If the blockbuster and significant groups are joined, the importance of the first two years of Johnson’s presidency becomes dramatic. In 1964 and 1965 the total was ten; in 1966, 1967, and 1968 together it dropped to seven.
These numbers are remarkable. While they look small, they are huge. The likelihood is that a majority of U.S. Presidents did not produce a s
ingle blockbuster and many failed even to achieve passage of one significant statute. Clearly, the only President in U.S. history who was on Johnson’s level was Franklin Roosevelt. Here Wilbur Cohen, who served under both, on an intuitive “Richter-type scale” of legislative effectiveness with a yardstick of 10, ranked LBJ first at 9.8 and FDR second at 6.7. This can be argued. Despite the fact that Roosevelt was Johnson’s great hero, LBJ consciously set out to surpass FDR and he may have succeeded. He certainly was at least FDR’s equal.

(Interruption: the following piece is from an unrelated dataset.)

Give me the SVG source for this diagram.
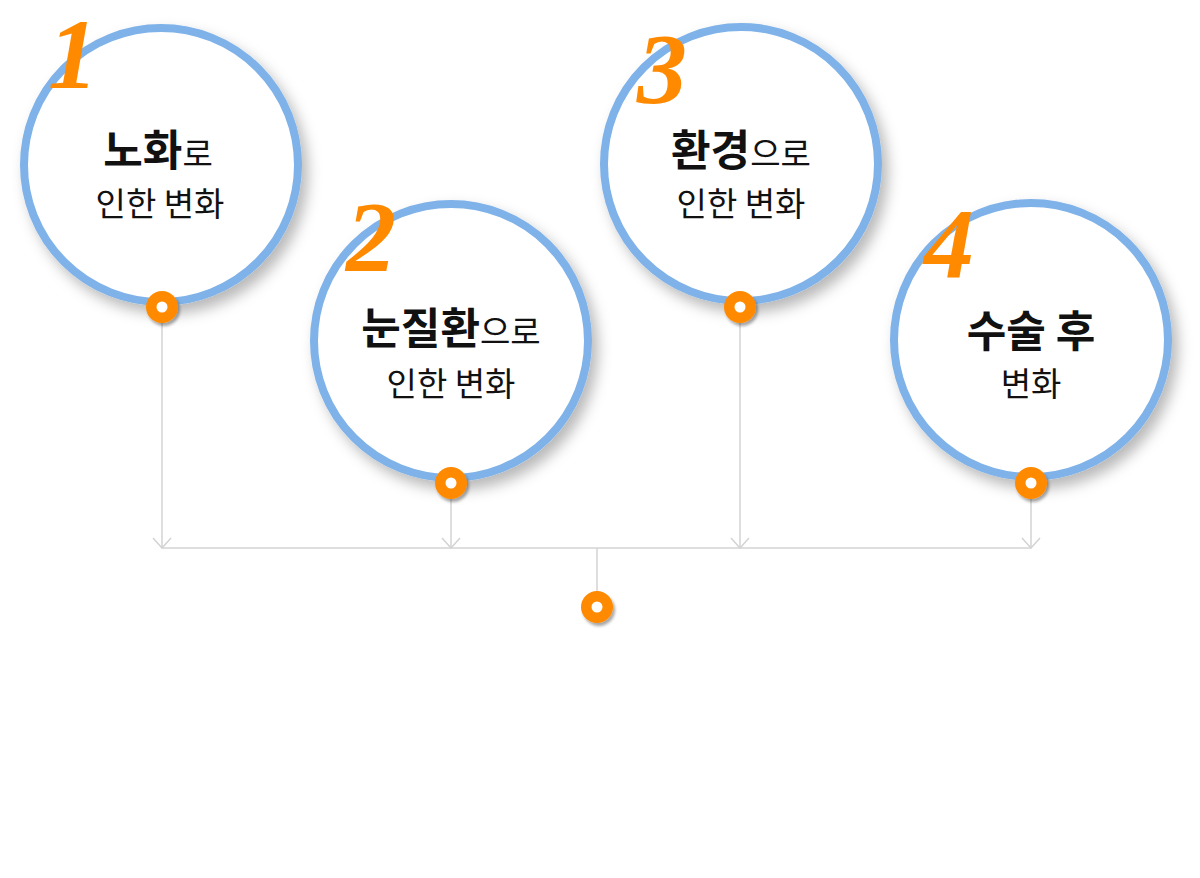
<svg xmlns="http://www.w3.org/2000/svg" width="1200" height="878" viewBox="0 0 1200 878">
<defs>
<filter id="sh" x="-20%" y="-20%" width="150%" height="150%">
<feDropShadow dx="6" dy="8" stdDeviation="7" flood-color="#000" flood-opacity="0.28"/>
</filter>
<filter id="dsh" x="-50%" y="-50%" width="200%" height="200%">
<feDropShadow dx="2" dy="3" stdDeviation="1.5" flood-color="#000" flood-opacity="0.35"/>
</filter>
<marker id="arr" viewBox="0 0 20 12" refX="10" refY="11" markerWidth="20" markerHeight="12" markerUnits="userSpaceOnUse" orient="0">
<path d="M1 1 L10 11 L19 1" fill="none" stroke="#d3d3d3" stroke-width="1.5"/>
</marker>
</defs>
<style>
.ring{fill:#fff;stroke:#7fb2e8;stroke-width:8}
.dot{fill:#ff8a00}
.hole{fill:#fff}
.ln{stroke:#d3d3d3;stroke-width:1.5;fill:none}
.num{font-family:"Liberation Serif","DejaVu Serif",serif;font-style:italic;font-weight:bold;font-size:100px;fill:#ff8a00}
.t{font-family:"Noto Sans CJK KR","Noto Sans",sans-serif;fill:#111;text-anchor:middle}
.b{font-weight:bold;font-size:43px}
.r{font-weight:normal;font-size:33px}
</style>
<rect width="1200" height="878" fill="#fff"/>
<g id="connectors">
<line class="ln" x1="162" y1="310" x2="162" y2="548" marker-end="url(#arr)"/>
<line class="ln" x1="451" y1="486" x2="451" y2="548" marker-end="url(#arr)"/>
<line class="ln" x1="740" y1="310" x2="740" y2="548" marker-end="url(#arr)"/>
<line class="ln" x1="1031" y1="486" x2="1031" y2="548" marker-end="url(#arr)"/>
<line class="ln" x1="162" y1="548" x2="1031" y2="548"/>
<line class="ln" x1="597" y1="548" x2="597" y2="600"/>
</g>
<g id="node1">
<circle class="ring" cx="161" cy="165" r="137" filter="url(#sh)"/>
<text class="num" x="48" y="88">1</text>
<text class="t" x="158" y="166"><tspan class="b">노화</tspan><tspan class="r">로</tspan></text>
<text class="t r" x="160" y="216">인한 변화</text>
<circle class="dot" cx="162" cy="307" r="16" filter="url(#dsh)"/>
<circle class="hole" cx="162" cy="307" r="5.5"/>
</g>
<g id="node2">
<circle class="ring" cx="451" cy="341" r="137" filter="url(#sh)"/>
<text class="num" x="346" y="270">2</text>
<text class="t" x="451" y="344"><tspan class="b">눈질환</tspan><tspan class="r">으로</tspan></text>
<text class="t r" x="451" y="396">인한 변화</text>
<circle class="dot" cx="451" cy="483" r="16" filter="url(#dsh)"/>
<circle class="hole" cx="451" cy="483" r="5.5"/>
</g>
<g id="node3">
<circle class="ring" cx="741" cy="164" r="137" filter="url(#sh)"/>
<text class="num" x="637" y="102">3</text>
<text class="t" x="741" y="166"><tspan class="b">환경</tspan><tspan class="r">으로</tspan></text>
<text class="t r" x="741" y="216">인한 변화</text>
<circle class="dot" cx="740" cy="307" r="16" filter="url(#dsh)"/>
<circle class="hole" cx="740" cy="307" r="5.5"/>
</g>
<g id="node4">
<circle class="ring" cx="1031" cy="340" r="137" filter="url(#sh)"/>
<text class="num" x="924" y="277">4</text>
<text class="t b" x="1031" y="347">수술 후</text>
<text class="t r" x="1031" y="396">변화</text>
<circle class="dot" cx="1031" cy="483" r="16" filter="url(#dsh)"/>
<circle class="hole" cx="1031" cy="483" r="5.5"/>
</g>
<g id="node5">
<circle class="dot" cx="597" cy="607" r="16" filter="url(#dsh)"/>
<circle class="hole" cx="597" cy="607" r="5.5"/>
</g>
</svg>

This legislation in the aggregate thrust the U.S. a giant step forward in the direction of democratization by assisting those who needed help the most. The unemployed found jobs; the elderly gained health care; the young enjoyed greater educational opportunity; blacks and women, among others, overcame discrimination and the former in the Deep South won the right to vote; the poor received hope; discrimination against certain types of immigrants was ended; the national park system was much expanded and great stretches of wilderness were preserved; and the first efforts were made to counter air and water pollution.
For these achievements Lyndon Johnson deserves the lion’s share of the credit. He, of course, received great help from others, starting with the critical Kennedy legacy. In the departments Wilbur Cohen on Medicare and Social Security and Stewart Udall on conservation and pollution performed masterfully. Several members of Johnson’s White House staff made notable contributions: Larry O’Brien and his assistants, Mike Manatos and Henry Hall Wilson, on congressional relations, Joe Califano on overall domestic policy, Douglass Cater on education. But Lyndon Johnson was at the center of the whirlwind. He relentlessly drove himself, his staff, and the Congress to enact this program. It was a virtuoso performance.